Tuesday, June 10, 2014

The Victory Ferry

The Victory Ferry



This is the Victory, a small boat used as a ferry before the Gotham arrived in March of 1943. The captain was Charles Cooling. The craft brought people back and forth across the canal after our lift bridge was destroyed at 11:38 am on July 28th, 1942. Here it is letting off school children from the North Side so they can attend our South Side school. It’s moored at City Dock, at the same location where Capt. Hazel ties the Miss Clare tour boat. The people (L to R) are Doris Long, Violet Hessey, Herb Edmonds, the Spear girls, and Miss Crowgey, a business teacher at Chesapeake City High School. I think the boy in the foreground is my classmate, Jack Wharton. In the background is the Mindy Building. At that time a Coast Guard unit was stationed in the area across the Basin.

Tuesday, June 3, 2014

The Wheat Boats

Wheat Boats at City Dock


These are the wheat boats at City Dock, also called Rees’ Wharf. These boats hauled grain through the canal to Baltimore, Philadelphia, and beyond. We’re looking southwest at what is now called Pell Gardens. I remember the large apartment building at center. Grason Stubbs, who used to swim right up next to the Gotham ferry as he tried to race it through the basin, lived in the apartments. At far right is Ralph Rees’ grain warehouse, located where the Canal Creamery is now. It was there when I was a boy. I used to go under the building to change into my bathing suit and come out to swim off City Dock. Hank Banks used to dive off from the top. Water Cooling, prominent Chesapeake City merchant, told me that when a boy he fell from the building, plunged into the water, and got his head stuck in the mud. He said that just his feet were sticking out of the water.

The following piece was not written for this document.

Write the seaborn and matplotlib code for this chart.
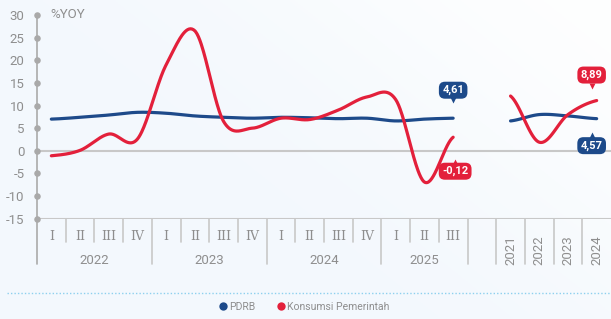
import numpy as np
import pandas as pd
import matplotlib
matplotlib.use("Agg")
import matplotlib.pyplot as plt
import seaborn as sns
from matplotlib.lines import Line2D
from matplotlib import transforms

# ---------------- data ----------------
quarter_labels = ["I", "II", "III", "IV", "I", "II", "III", "IV",
                  "I", "II", "III", "IV", "I", "II", "III"]
quarter_years = ["2022", "2023", "2024", "2025"]
annual_labels = ["2021", "2022", "2023", "2024"]

pdrb_q = [7.0, 7.4, 7.9, 8.5, 8.3, 7.7, 7.4, 7.2, 7.4, 7.3, 7.1, 7.2, 6.6, 7.0, 7.2]
kons_q = [-1.1, 0.1, 3.7, 2.6, 19.0, 26.5, 6.5, 5.0, 7.2, 6.9, 9.0, 11.9, 11.3, -6.9, 3.0]
pdrb_a = [6.6, 8.0, 7.7, 7.1]
kons_a = [12.1, 1.9, 8.0, 11.1]

label_pdrb_last = "4,61"
label_kons_last = "-0,12"
label_pdrb_year = "4,57"
label_kons_year = "8,89"

series_names = ["PDRB", "Konsumsi Pemerintah"]
BLUE = "#1d4a8a"
RED = "#e3203b"
GREY = "#8e8e8e"
LINEGREY = "#c8c8c8"

# ---------------- style ----------------
sns.set_theme(style="white")
plt.rcParams["font.family"] = ["Roboto", "DejaVu Sans"]
plt.rcParams["axes.unicode_minus"] = False

W, H = 611, 319
fig = plt.figure(figsize=(W / 100, H / 100), dpi=100)

# background gradient (light blue -> white towards top right)
bg = fig.add_axes([0, 0, 1, 1], zorder=-10)
gx, gy = np.meshgrid(np.linspace(0, W, 300), np.linspace(0, H, 160))
d = (gx - 1.25 * (H - gy) - 330) / 120.0
t = 1 / (1 + np.exp(-d))
c0 = np.array(matplotlib.colors.to_rgb("#f3f8fd"))
c1 = np.array(matplotlib.colors.to_rgb("#ffffff"))
img = c0[None, None, :] * (1 - t[..., None]) + c1[None, None, :] * t[..., None]
bg.imshow(img, extent=[0, 1, 0, 1], aspect="auto", origin="lower")
bg.axis("off")

top_px, bot_px, left_px = 15.0, 218.7, 37.0
ax = fig.add_axes([left_px / W, 1 - bot_px / H, (W - left_px) / W, (bot_px - top_px) / H])
ax.patch.set_alpha(0)

n_q = len(quarter_labels)
x_q = np.arange(n_q)
x_a = np.arange(len(annual_labels)) + n_q + 1
n_total = n_q + 1 + len(annual_labels)


def catmull(xs, ys, n=40):
    xs = np.asarray(xs, float)
    ys = np.asarray(ys, float)
    m = np.empty_like(ys)
    m[1:-1] = (ys[2:] - ys[:-2]) / 2
    m[0] = (ys[1] - ys[0]) / 2
    m[-1] = (ys[-1] - ys[-2]) / 2
    X, Y = [], []
    for i in range(len(xs) - 1):
        tt = np.linspace(0, 1, n, endpoint=(i == len(xs) - 2))
        h00 = 2 * tt**3 - 3 * tt**2 + 1
        h10 = tt**3 - 2 * tt**2 + tt
        h01 = -2 * tt**3 + 3 * tt**2
        h11 = tt**3 - tt**2
        X.append(xs[i] + tt * (xs[i + 1] - xs[i]))
        Y.append(h00 * ys[i] + h10 * m[i] + h01 * ys[i + 1] + h11 * m[i + 1])
    return np.concatenate(X), np.concatenate(Y)


for xs, ys, col in [(x_q, pdrb_q, BLUE), (x_a, pdrb_a, BLUE),
                    (x_q, kons_q, RED), (x_a, kons_a, RED)]:
    sx, sy = catmull(xs, ys)
    df = pd.DataFrame({"x": sx, "y": sy})
    sns.lineplot(data=df, x="x", y="y", ax=ax, color=col, lw=2.3,
                 sort=False, estimator=None, zorder=5)

ax.set_xlim(-0.5, n_total - 0.5)
ax.set_ylim(-15, 30)
yt = list(range(-15, 31, 5))
ax.set_yticks(yt)
ax.set_yticklabels([str(v) for v in yt])
ax.tick_params(axis="y", length=0, pad=9, labelcolor=GREY, labelsize=9.5)
ax.set_xticks([])
ax.set_xlabel("")
ax.set_ylabel("")
for s in ax.spines.values():
    s.set_visible(False)

# zero line and bottom axis line
ax.axhline(0, color=LINEGREY, lw=1.5, zorder=1)
ax.axhline(-15, color=LINEGREY, lw=1.5, zorder=1)

ax_h = bot_px - top_px
short_y = -(242 - bot_px) / ax_h
long_y = -(264 - bot_px) / ax_h
xtr = ax.get_xaxis_transform()

# y axis line + dots
ax.plot([-0.5, -0.5], [long_y, 1], transform=xtr, color="#aaaaaa", lw=1.2, clip_on=False, zorder=2)
ax.scatter([-0.5] * len(yt), yt, s=22, color="#a9a9a9", clip_on=False, zorder=3, linewidths=0)

# separators
year_edges = [-0.5 + 4 * k for k in range(len(quarter_years))] + [n_q - 0.5] + list(x_a - 0.5)
for b in np.arange(0.5, n_q - 0.5, 1.0):
    if b in year_edges:
        continue
    ax.plot([b, b], [short_y, 0], transform=xtr, color=LINEGREY, lw=1.2, clip_on=False)
for b in year_edges[1:]:
    ax.plot([b, b], [long_y, 0], transform=xtr, color=LINEGREY, lw=1.2, clip_on=False)

# category labels
q_lab_y = -(237 - bot_px) / ax_h
yr_lab_y = -(260 - bot_px) / ax_h
an_lab_y = -(250 - bot_px) / ax_h
for i, lab in enumerate(quarter_labels):
    ax.text(i, q_lab_y, lab, transform=xtr, ha="center", va="center",
            color=GREY, fontsize=9, family="DejaVu Serif")
for k, yr in enumerate(quarter_years):
    n_in = min(4, n_q - 4 * k)
    ax.text(4 * k + (n_in - 1) / 2, yr_lab_y, yr, transform=xtr, ha="center",
            va="center", color=GREY, fontsize=9.5)
for xa, lab in zip(x_a, annual_labels):
    ax.text(xa, an_lab_y, lab, transform=xtr, ha="center", va="center",
            color=GREY, fontsize=9.5, rotation=90)

fig.text(50 / W, 1 - 15 / H, "%YOY", ha="left", va="center", color=GREY, fontsize=9.5)


# value bubbles
def bubble(x, y, text, color, dx, dy_box, dy_tip, up):
    ax.annotate(text, (x, y), xytext=(dx, dy_box), textcoords="offset pixels",
                ha="center", va="center", color="white", fontsize=8, fontweight="bold",
                bbox=dict(boxstyle="round,pad=0.3,rounding_size=0.55", fc=color, ec="none"),
                zorder=10, annotation_clip=False)
    tr = transforms.offset_copy(ax.transData, fig=fig, x=dx, y=dy_tip, units="dots")
    ax.plot([x], [y], marker="^" if up else "v", ms=5, color=color, mec="none",
            transform=tr, clip_on=False, zorder=10)


bubble(x_q[-1], pdrb_q[-1], label_pdrb_last, BLUE, 0, 28, 18, False)
bubble(x_q[-1], kons_q[-1], label_kons_last, RED, 2, -34, -24.5, True)
bubble(x_a[-1], kons_a[-1], label_kons_year, RED, -5, 25.5, 15, False)
bubble(x_a[-1], pdrb_a[-1], label_pdrb_year, BLUE, -5, -27, -16.5, True)

# dotted separator
fig.add_artist(Line2D([7 / W, 1], [1 - 292.7 / H] * 2, transform=fig.transFigure,
                      color="#8dd0ee", lw=1.0, linestyle=(0, (1, 1.5))))

# legend
handles = [Line2D([0], [0], marker="o", color="none", markerfacecolor=c, markeredgecolor="none",
                  markersize=6) for c in (BLUE, RED)]
fig.legend(handles, series_names, loc="center", bbox_to_anchor=(304 / W, 1 - 307 / H),
           ncol=2, frameon=False, fontsize=7.5, handletextpad=0.25, columnspacing=2.0,
           handlelength=0.8, labelcolor=GREY)

fig.savefig("out.png", dpi=100)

His dad pulled him out just in time.

Tuesday, May 27, 2014

The tugboat, Startle

The Startle, a wooden, steam-driven tugboat

This is the most often-seen working tugboat in the Chesapeake City area of the C&D canal in the late 1800s and first half of the 1900s. You can tell it’s the Startle by the small horse statue at the cabin’s top. The Startle was one of five wooden, steam tugboats that serviced the canal. The other four were the Wister, the Cecil, the Ash, and the Roman. Pictures of all of these were given to me by Morrison Watson. To the left of this photo you can see where Joseph Schaefer’s ship’s chandlery was located. Now (2014) it’s the location of Schaefer’s Restaurant. Notice that the tug is pulling one of the wheat boats west through the lock into Back Creek. The large building in the distance is the Masonic Hall. The small building next to it is Groom’s Steele’s grain office. These buildings were located on the Causeway, a popular shopping area across the waterway from what is now Pell Gardens.

Tuesday, May 20, 2014

Steam vessel, Linda

The steam craft, Linda, owned by the Canal Company



This is the steam vessel, Linda, a small utility boat that was used by the canal company to take employees back and forth through the canal and to provide general service work. The young woman on the boat is Ellen Norris Savin, the daughter of toll-collector, Henry Norris. She would become the wife of Joe Savin and the matriarch of the prominent Savin family of Chesapeake City. The men aboard are (left to right): John Broadway, Bill Vaught, and Jake Hemphill. The boat is moored on the South Side, just east of the pump house.

Tuesday, May 13, 2014

The Wister, a Steam-driven Tugboat

Steam Tugboat, Wister, with Capt. Jacob Truss


Here is the Wister, a wooden, steam tugboat, with possibly my great, grandfather, Capt. Jacob Isaac Truss. Capt. Truss was the master of many steam vessels in the late 19th and early 20th centuries. The Wister was his last charge. After this he retired because of failing eyesight. Capt. Truss used to talk about seeing Civil War battles in the distance as he piloted his boat up the Potomac River.

Wednesday, May 7, 2014

Water Wheel

Water Wheel


Here’s the only picture, as far as I know, of the water wheel in action, actually pumping water through into the sluice. I used to think that the water was pumped out the front. From this we can see that it flowed from both sides of the pump house.

Pump House

Pump House and Water Wheel


Here’s the pump house that contains the big Cyprus water wheel. These building still stand, of course, as our museum. On the left is the building that served as the store room for the Corps of Engineers. The Corps employed many Chesapeake City residents. My father worked in the store room when I was a boy, and my mother took me along to pick him up at 4:30 every week day. The water would flow down this sluice and into the locked canal to replace the water that was lost when vessels locked through either on their way east through the canal or west into Back Creek. Men used to come here to fish with nets for herring or shad.